The entrypoint.sh like this:

#!/bin/bash
OMP_NUM_THREADS=8 serve run config.yaml --port 10080 --host 0.0.0.0

Then, I update the RayService like this:

# Make sure to increase resource requests and limits before using this example in production.
# For examples with more realistic resource configuration, see
# ray-cluster.complete.large.yaml and
# ray-cluster.autoscaler.large.yaml.
apiVersion: ray.io/v1alpha1
kind: RayService
metadata:
  name: hs
  namespace: ray-serving
spec:
  serviceUnhealthySecondThreshold: 300 # Config for the health check threshold for service. Default value is 60.
  deploymentUnhealthySecondThreshold: 300 # Config for the health check threshold for deployments. Default value is 60.
  serveConfig:
    importPath: servefastapi:api
    runtimeEnv: |
      container:
        image: asia-northeast1-docker.pkg.dev/project_id/hs:v0.3.1-rc6
    deployments:
      - name: FastAPIDeployment
        numReplicas: 1
        routePrefix: /
  rayClusterConfig:
    rayVersion: '2.4.0' # should match the Ray version in the image of the containers
    ######################headGroupSpecs#################################
    # Ray head pod template.
    headGroupSpec:
      serviceType: ClusterIP # optional
      # the following params are used to complete the ray start: ray start --head --block --redis-port=6379 ...
      enableIngress: true
      rayStartParams:
        port: '6379' # should match container port named gcs-server
        dashboard-host: '0.0.0.0'
        num-cpus: '2' # can be auto-completed from the limits
        block: 'true'
      #pod template
      template:
        spec:
          serviceAccountName: test-sa
          containers:
            - name: ray-head
              image: rayproject/ray:2.4.0
              resources:
                limits:
                  cpu: 8
                  memory: 32Gi
                  ephemeral-storage: 64Gi
                requests:
                  cpu: 4
                  memory: 16Gi
                  ephemeral-storage: 32Gi
              ports:
                - containerPort: 6379
                  name: gcs-server
                - containerPort: 8265 # Ray dashboard
                  name: dashboard
                - containerPort: 10001
                  name: client
                - containerPort: 10080
                  name: serve
    workerGroupSpecs:
      # the pod replicas in this group typed worker
      - replicas: 1
        minReplicas: 1
        maxReplicas: 5
        # logical group name, for this called small-group, also can be functional
        groupName: small-group
        rayStartParams:
          block: 'true'
        #pod template
        template:
          spec:
            serviceAccountName: test-sa
            initContainers:
              # the env var $FQ_RAY_IP is set by the operator if missing, with the value of the head service name
              - name: init
                image: busybox:1.28
                command: ['sh', '-c', "until nslookup $RAY_IP.$(cat /var/run/secrets/kubernetes.io/serviceaccount/namespace).svc.cluster.local; do echo waiting for K8s Service $RAY_IP; sleep 2; done"]
            containers:
              - name: ray-worker # must consist of lower case alphanumeric characters or '-', and must start and end with an alphanumeric character (e.g. 'my-name',  or '123-abc'
                image: rayproject/ray:2.4.0
                lifecycle:
                  preStop:
                    exec:
                      command: ["/bin/sh","-c","ray stop"]
                resources:
                  limits:
                    cpu: "8"
                    memory: "32Gi"
                    ephemeral-storage: 64Gi
                  requests:
                    cpu: "4"
                    memory: "16Gi"
                    ephemeral-storage: 32Gi
    headServiceAnnotations: {}
      # annotations passed on for the Head Service
      # service_key: "service_value"

Logs of the kuberay-operator are below, and the serve’s service can not be spawned.
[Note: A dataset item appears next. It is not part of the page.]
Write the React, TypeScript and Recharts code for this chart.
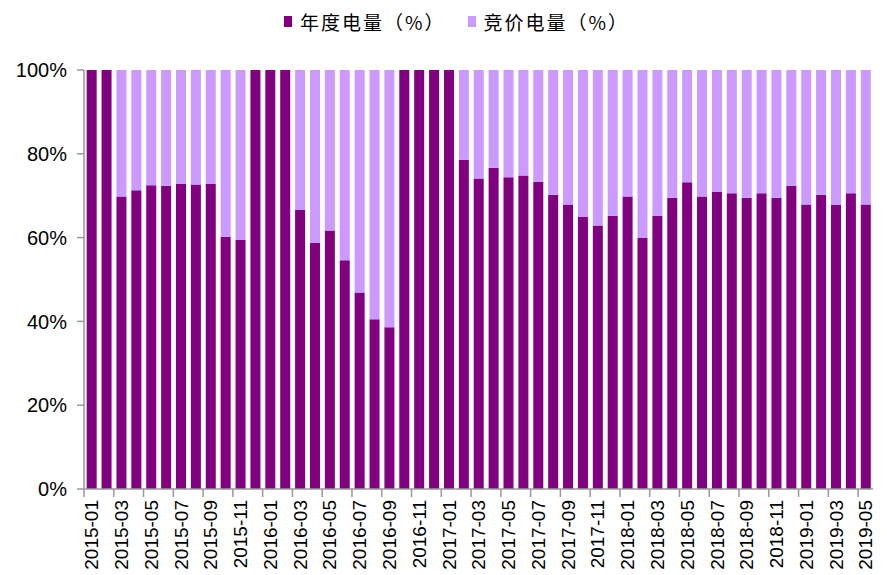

2023-06-06T16:04:06.209Z        INFO    controllers.RayService  Check serve health      {"ServiceName": "ray-serving/hs", "isHealthy": true, "isReady": false, "isActive": false}
2023-06-06T16:04:06.223Z        INFO    controllers.RayService  Mark cluster as waiting for Serve deployments   {"ServiceName": "ray-serving/hs", "rayCluster": {"apiVersion": "ray.io/v1alpha1", "kind": "RayCluster", "namespace": "ray-serving", "name": "hs-raycluster-pzn8r"}}
2023-06-06T16:04:06.223Z        INFO    controllers.RayService  Cluster is healthy but not ready: checking again in 2s  {"ServiceName": "ray-serving/hs"}

I spent time searching about building a Docker image that can be served by Ray cluster.

Can you help me with a guideline to do it?

Thanks so much,

Not an answer but previous discussion in the past was not resolved.

Serving using container is much desired in real world. Hope you receive useful guide soon.